--- Begin Excerpted records ---
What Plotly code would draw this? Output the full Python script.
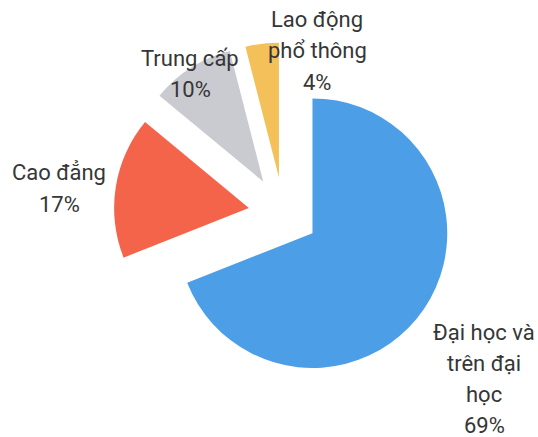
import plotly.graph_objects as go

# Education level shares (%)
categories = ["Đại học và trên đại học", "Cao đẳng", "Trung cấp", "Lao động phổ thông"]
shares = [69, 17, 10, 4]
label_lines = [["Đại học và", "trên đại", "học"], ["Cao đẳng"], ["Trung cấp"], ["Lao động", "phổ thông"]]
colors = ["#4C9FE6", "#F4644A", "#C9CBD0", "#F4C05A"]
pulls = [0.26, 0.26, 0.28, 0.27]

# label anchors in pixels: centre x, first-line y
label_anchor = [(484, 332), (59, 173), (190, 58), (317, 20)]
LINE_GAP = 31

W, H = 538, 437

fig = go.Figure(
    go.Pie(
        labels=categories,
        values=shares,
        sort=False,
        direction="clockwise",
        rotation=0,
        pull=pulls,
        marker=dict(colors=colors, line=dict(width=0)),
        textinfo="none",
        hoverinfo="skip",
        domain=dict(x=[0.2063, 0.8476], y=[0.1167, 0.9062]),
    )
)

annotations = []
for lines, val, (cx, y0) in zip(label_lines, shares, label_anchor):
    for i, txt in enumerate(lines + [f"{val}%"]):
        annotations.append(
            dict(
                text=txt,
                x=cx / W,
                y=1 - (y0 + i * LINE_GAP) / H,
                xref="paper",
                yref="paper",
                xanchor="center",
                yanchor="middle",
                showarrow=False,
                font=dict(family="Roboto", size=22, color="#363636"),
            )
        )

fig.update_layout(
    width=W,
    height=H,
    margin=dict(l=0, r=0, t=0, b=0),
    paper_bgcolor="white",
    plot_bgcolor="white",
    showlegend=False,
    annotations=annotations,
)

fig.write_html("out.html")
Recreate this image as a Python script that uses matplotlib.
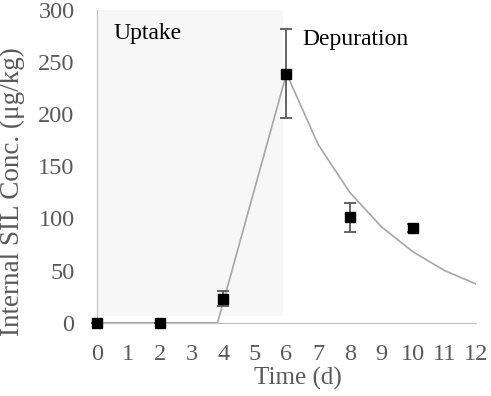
--- End Excerpted records ---
**What to produce**
Give the data above again in full and unchanged, skipping the pictures.

**Solution below**
What Plotly code would draw this? Output the full Python script.
import plotly.graph_objects as go

# Education level shares (%)
categories = ["Đại học và trên đại học", "Cao đẳng", "Trung cấp", "Lao động phổ thông"]
shares = [69, 17, 10, 4]
label_lines = [["Đại học và", "trên đại", "học"], ["Cao đẳng"], ["Trung cấp"], ["Lao động", "phổ thông"]]
colors = ["#4C9FE6", "#F4644A", "#C9CBD0", "#F4C05A"]
pulls = [0.26, 0.26, 0.28, 0.27]

# label anchors in pixels: centre x, first-line y
label_anchor = [(484, 332), (59, 173), (190, 58), (317, 20)]
LINE_GAP = 31

W, H = 538, 437

fig = go.Figure(
    go.Pie(
        labels=categories,
        values=shares,
        sort=False,
        direction="clockwise",
        rotation=0,
        pull=pulls,
        marker=dict(colors=colors, line=dict(width=0)),
        textinfo="none",
        hoverinfo="skip",
        domain=dict(x=[0.2063, 0.8476], y=[0.1167, 0.9062]),
    )
)

annotations = []
for lines, val, (cx, y0) in zip(label_lines, shares, label_anchor):
    for i, txt in enumerate(lines + [f"{val}%"]):
        annotations.append(
            dict(
                text=txt,
                x=cx / W,
                y=1 - (y0 + i * LINE_GAP) / H,
                xref="paper",
                yref="paper",
                xanchor="center",
                yanchor="middle",
                showarrow=False,
                font=dict(family="Roboto", size=22, color="#363636"),
            )
        )

fig.update_layout(
    width=W,
    height=H,
    margin=dict(l=0, r=0, t=0, b=0),
    paper_bgcolor="white",
    plot_bgcolor="white",
    showlegend=False,
    annotations=annotations,
)

fig.write_html("out.html")
Recreate this image as a Python script that uses matplotlib.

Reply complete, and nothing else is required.